What you need to do:
Print the full listing exactly.

——

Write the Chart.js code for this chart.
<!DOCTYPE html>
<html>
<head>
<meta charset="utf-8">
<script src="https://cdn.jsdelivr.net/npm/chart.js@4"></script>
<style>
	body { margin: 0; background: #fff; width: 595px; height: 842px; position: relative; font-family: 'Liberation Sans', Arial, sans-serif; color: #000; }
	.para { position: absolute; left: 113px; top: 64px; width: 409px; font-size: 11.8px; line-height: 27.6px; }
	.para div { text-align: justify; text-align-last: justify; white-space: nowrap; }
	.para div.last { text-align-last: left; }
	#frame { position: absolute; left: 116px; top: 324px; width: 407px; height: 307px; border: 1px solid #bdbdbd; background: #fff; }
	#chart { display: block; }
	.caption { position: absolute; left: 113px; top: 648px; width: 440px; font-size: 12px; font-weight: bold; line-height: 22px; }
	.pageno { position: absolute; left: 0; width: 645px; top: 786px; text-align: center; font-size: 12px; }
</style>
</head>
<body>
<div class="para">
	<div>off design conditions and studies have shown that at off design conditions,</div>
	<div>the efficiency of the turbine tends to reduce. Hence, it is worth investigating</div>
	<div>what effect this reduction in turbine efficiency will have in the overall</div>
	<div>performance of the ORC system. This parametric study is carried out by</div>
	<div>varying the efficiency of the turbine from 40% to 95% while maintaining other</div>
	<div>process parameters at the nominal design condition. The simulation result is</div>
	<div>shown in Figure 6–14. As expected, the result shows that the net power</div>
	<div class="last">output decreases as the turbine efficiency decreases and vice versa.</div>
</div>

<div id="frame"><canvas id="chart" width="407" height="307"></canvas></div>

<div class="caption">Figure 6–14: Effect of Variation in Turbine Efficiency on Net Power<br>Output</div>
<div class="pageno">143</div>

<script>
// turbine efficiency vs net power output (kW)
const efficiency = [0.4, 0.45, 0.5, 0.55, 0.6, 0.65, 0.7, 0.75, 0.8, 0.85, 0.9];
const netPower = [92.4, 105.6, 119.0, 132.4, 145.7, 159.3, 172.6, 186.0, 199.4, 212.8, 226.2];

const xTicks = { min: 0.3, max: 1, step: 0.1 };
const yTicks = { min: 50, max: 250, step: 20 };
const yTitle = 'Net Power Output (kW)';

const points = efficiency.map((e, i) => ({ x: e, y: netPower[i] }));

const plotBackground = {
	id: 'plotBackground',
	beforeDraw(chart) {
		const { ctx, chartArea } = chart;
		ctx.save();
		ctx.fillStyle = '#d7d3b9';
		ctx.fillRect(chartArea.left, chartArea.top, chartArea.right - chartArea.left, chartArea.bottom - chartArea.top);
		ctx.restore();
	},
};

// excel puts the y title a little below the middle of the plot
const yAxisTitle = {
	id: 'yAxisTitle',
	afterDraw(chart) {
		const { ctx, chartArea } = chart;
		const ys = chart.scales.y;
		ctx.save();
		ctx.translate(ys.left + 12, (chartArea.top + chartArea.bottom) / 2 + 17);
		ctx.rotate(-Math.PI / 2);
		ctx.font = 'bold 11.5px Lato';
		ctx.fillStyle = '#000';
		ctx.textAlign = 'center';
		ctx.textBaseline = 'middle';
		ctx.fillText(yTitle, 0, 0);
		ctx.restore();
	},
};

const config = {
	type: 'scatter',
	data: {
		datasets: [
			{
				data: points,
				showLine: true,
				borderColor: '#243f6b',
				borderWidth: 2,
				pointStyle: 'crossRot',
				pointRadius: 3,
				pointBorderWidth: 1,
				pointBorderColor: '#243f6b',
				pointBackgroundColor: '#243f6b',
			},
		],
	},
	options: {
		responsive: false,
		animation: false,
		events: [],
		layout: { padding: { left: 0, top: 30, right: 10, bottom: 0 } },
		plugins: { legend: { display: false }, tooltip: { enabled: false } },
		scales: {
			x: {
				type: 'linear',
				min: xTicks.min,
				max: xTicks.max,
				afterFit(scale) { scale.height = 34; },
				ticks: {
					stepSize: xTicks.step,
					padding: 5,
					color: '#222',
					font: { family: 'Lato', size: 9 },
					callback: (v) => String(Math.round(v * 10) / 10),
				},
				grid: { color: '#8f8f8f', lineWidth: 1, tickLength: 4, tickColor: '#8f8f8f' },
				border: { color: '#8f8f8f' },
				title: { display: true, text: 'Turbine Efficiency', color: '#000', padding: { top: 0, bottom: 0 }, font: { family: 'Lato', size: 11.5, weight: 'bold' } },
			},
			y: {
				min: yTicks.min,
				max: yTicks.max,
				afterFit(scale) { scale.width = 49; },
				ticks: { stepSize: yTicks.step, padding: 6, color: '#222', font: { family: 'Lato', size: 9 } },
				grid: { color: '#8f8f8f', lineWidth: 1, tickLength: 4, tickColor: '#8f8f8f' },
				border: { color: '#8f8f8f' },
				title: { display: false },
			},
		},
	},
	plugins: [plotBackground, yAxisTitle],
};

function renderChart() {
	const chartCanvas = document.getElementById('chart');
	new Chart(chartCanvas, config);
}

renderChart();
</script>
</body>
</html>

——

Exercise output:
Write the Chart.js code for this chart.
<!DOCTYPE html>
<html>
<head>
<meta charset="utf-8">
<script src="https://cdn.jsdelivr.net/npm/chart.js@4"></script>
<style>
	body { margin: 0; background: #fff; width: 595px; height: 842px; position: relative; font-family: 'Liberation Sans', Arial, sans-serif; color: #000; }
	.para { position: absolute; left: 113px; top: 64px; width: 409px; font-size: 11.8px; line-height: 27.6px; }
	.para div { text-align: justify; text-align-last: justify; white-space: nowrap; }
	.para div.last { text-align-last: left; }
	#frame { position: absolute; left: 116px; top: 324px; width: 407px; height: 307px; border: 1px solid #bdbdbd; background: #fff; }
	#chart { display: block; }
	.caption { position: absolute; left: 113px; top: 648px; width: 440px; font-size: 12px; font-weight: bold; line-height: 22px; }
	.pageno { position: absolute; left: 0; width: 645px; top: 786px; text-align: center; font-size: 12px; }
</style>
</head>
<body>
<div class="para">
	<div>off design conditions and studies have shown that at off design conditions,</div>
	<div>the efficiency of the turbine tends to reduce. Hence, it is worth investigating</div>
	<div>what effect this reduction in turbine efficiency will have in the overall</div>
	<div>performance of the ORC system. This parametric study is carried out by</div>
	<div>varying the efficiency of the turbine from 40% to 95% while maintaining other</div>
	<div>process parameters at the nominal design condition. The simulation result is</div>
	<div>shown in Figure 6–14. As expected, the result shows that the net power</div>
	<div class="last">output decreases as the turbine efficiency decreases and vice versa.</div>
</div>

<div id="frame"><canvas id="chart" width="407" height="307"></canvas></div>

<div class="caption">Figure 6–14: Effect of Variation in Turbine Efficiency on Net Power<br>Output</div>
<div class="pageno">143</div>

<script>
// turbine efficiency vs net power output (kW)
const efficiency = [0.4, 0.45, 0.5, 0.55, 0.6, 0.65, 0.7, 0.75, 0.8, 0.85, 0.9];
const netPower = [92.4, 105.6, 119.0, 132.4, 145.7, 159.3, 172.6, 186.0, 199.4, 212.8, 226.2];

const xTicks = { min: 0.3, max: 1, step: 0.1 };
const yTicks = { min: 50, max: 250, step: 20 };
const yTitle = 'Net Power Output (kW)';

const points = efficiency.map((e, i) => ({ x: e, y: netPower[i] }));

const plotBackground = {
	id: 'plotBackground',
	beforeDraw(chart) {
		const { ctx, chartArea } = chart;
		ctx.save();
		ctx.fillStyle = '#d7d3b9';
		ctx.fillRect(chartArea.left, chartArea.top, chartArea.right - chartArea.left, chartArea.bottom - chartArea.top);
		ctx.restore();
	},
};

// excel puts the y title a little below the middle of the plot
const yAxisTitle = {
	id: 'yAxisTitle',
	afterDraw(chart) {
		const { ctx, chartArea } = chart;
		const ys = chart.scales.y;
		ctx.save();
		ctx.translate(ys.left + 12, (chartArea.top + chartArea.bottom) / 2 + 17);
		ctx.rotate(-Math.PI / 2);
		ctx.font = 'bold 11.5px Lato';
		ctx.fillStyle = '#000';
		ctx.textAlign = 'center';
		ctx.textBaseline = 'middle';
		ctx.fillText(yTitle, 0, 0);
		ctx.restore();
	},
};

const config = {
	type: 'scatter',
	data: {
		datasets: [
			{
				data: points,
				showLine: true,
				borderColor: '#243f6b',
				borderWidth: 2,
				pointStyle: 'crossRot',
				pointRadius: 3,
				pointBorderWidth: 1,
				pointBorderColor: '#243f6b',
				pointBackgroundColor: '#243f6b',
			},
		],
	},
	options: {
		responsive: false,
		animation: false,
		events: [],
		layout: { padding: { left: 0, top: 30, right: 10, bottom: 0 } },
		plugins: { legend: { display: false }, tooltip: { enabled: false } },
		scales: {
			x: {
				type: 'linear',
				min: xTicks.min,
				max: xTicks.max,
				afterFit(scale) { scale.height = 34; },
				ticks: {
					stepSize: xTicks.step,
					padding: 5,
					color: '#222',
					font: { family: 'Lato', size: 9 },
					callback: (v) => String(Math.round(v * 10) / 10),
				},
				grid: { color: '#8f8f8f', lineWidth: 1, tickLength: 4, tickColor: '#8f8f8f' },
				border: { color: '#8f8f8f' },
				title: { display: true, text: 'Turbine Efficiency', color: '#000', padding: { top: 0, bottom: 0 }, font: { family: 'Lato', size: 11.5, weight: 'bold' } },
			},
			y: {
				min: yTicks.min,
				max: yTicks.max,
				afterFit(scale) { scale.width = 49; },
				ticks: { stepSize: yTicks.step, padding: 6, color: '#222', font: { family: 'Lato', size: 9 } },
				grid: { color: '#8f8f8f', lineWidth: 1, tickLength: 4, tickColor: '#8f8f8f' },
				border: { color: '#8f8f8f' },
				title: { display: false },
			},
		},
	},
	plugins: [plotBackground, yAxisTitle],
};

function renderChart() {
	const chartCanvas = document.getElementById('chart');
	new Chart(chartCanvas, config);
}

renderChart();
</script>
</body>
</html>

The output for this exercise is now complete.